__Brief__
Check each line of the data below for the word "React", then extract the ones that have it.

>>>

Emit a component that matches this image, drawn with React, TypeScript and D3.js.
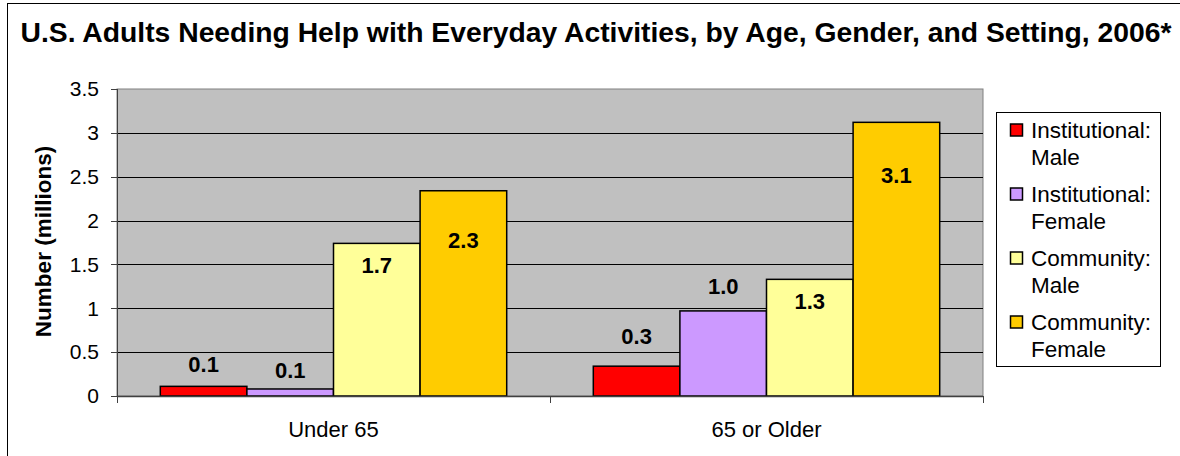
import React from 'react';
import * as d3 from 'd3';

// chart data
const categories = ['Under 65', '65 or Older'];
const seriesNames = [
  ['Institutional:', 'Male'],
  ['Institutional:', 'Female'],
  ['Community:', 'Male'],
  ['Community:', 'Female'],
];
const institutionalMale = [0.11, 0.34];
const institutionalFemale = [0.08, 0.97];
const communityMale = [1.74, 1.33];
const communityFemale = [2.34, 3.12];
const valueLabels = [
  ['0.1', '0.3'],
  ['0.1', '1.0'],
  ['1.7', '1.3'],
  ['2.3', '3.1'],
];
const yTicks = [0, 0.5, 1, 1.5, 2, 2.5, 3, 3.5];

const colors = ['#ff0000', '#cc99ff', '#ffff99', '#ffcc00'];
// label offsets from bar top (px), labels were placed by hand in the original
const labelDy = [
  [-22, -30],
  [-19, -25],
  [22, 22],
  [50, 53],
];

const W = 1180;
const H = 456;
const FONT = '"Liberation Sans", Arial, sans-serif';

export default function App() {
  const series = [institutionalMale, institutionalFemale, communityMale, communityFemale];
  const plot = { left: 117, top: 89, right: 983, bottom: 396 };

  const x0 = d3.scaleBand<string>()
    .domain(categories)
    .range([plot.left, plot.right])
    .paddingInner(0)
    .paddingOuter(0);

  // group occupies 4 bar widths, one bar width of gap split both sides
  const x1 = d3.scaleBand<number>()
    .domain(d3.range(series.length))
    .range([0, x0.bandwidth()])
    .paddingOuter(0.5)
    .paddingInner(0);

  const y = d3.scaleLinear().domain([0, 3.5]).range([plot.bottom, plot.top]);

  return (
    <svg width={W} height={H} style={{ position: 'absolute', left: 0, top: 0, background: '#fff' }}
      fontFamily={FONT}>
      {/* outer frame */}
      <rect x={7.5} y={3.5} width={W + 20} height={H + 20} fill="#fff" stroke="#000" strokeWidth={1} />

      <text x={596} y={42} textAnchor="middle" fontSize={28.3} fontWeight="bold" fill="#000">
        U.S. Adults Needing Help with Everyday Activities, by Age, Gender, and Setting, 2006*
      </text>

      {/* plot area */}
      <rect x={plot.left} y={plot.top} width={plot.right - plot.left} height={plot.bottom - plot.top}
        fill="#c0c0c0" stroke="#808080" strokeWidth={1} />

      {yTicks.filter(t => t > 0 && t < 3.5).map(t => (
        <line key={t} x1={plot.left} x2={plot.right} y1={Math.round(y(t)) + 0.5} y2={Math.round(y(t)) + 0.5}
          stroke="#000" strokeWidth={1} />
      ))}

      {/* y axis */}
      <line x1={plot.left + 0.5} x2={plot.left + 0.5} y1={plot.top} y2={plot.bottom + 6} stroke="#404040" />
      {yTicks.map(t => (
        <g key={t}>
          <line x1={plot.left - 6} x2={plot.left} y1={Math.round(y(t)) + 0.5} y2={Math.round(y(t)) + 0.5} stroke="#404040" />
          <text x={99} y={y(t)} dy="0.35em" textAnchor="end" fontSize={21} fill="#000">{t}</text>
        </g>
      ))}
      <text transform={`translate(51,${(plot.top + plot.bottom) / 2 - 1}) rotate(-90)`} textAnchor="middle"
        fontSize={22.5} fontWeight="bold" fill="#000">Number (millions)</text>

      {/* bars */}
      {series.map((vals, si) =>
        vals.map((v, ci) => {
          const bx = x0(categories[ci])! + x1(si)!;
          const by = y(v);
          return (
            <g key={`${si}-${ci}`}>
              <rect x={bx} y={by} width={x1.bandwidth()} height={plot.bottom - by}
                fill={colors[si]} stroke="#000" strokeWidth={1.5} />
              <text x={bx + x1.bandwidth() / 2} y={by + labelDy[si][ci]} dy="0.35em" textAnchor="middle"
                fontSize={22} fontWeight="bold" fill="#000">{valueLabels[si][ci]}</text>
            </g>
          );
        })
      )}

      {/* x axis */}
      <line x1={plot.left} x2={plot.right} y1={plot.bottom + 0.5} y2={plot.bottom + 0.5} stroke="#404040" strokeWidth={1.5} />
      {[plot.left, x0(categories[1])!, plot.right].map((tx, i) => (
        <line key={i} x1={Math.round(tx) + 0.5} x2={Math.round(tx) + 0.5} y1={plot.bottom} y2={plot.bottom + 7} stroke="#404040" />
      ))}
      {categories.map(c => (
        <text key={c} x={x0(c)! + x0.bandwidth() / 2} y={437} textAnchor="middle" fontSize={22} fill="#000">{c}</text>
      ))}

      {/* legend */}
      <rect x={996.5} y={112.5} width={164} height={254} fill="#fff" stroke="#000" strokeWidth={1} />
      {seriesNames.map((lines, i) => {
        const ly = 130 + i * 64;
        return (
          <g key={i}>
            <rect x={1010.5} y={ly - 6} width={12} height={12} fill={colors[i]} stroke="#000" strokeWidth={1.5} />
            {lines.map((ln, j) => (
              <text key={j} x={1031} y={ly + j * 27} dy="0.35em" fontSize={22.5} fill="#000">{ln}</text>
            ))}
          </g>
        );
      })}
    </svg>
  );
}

<<<

__Reply__
Emit a component that matches this image, drawn with React, TypeScript and D3.js.
import React from 'react';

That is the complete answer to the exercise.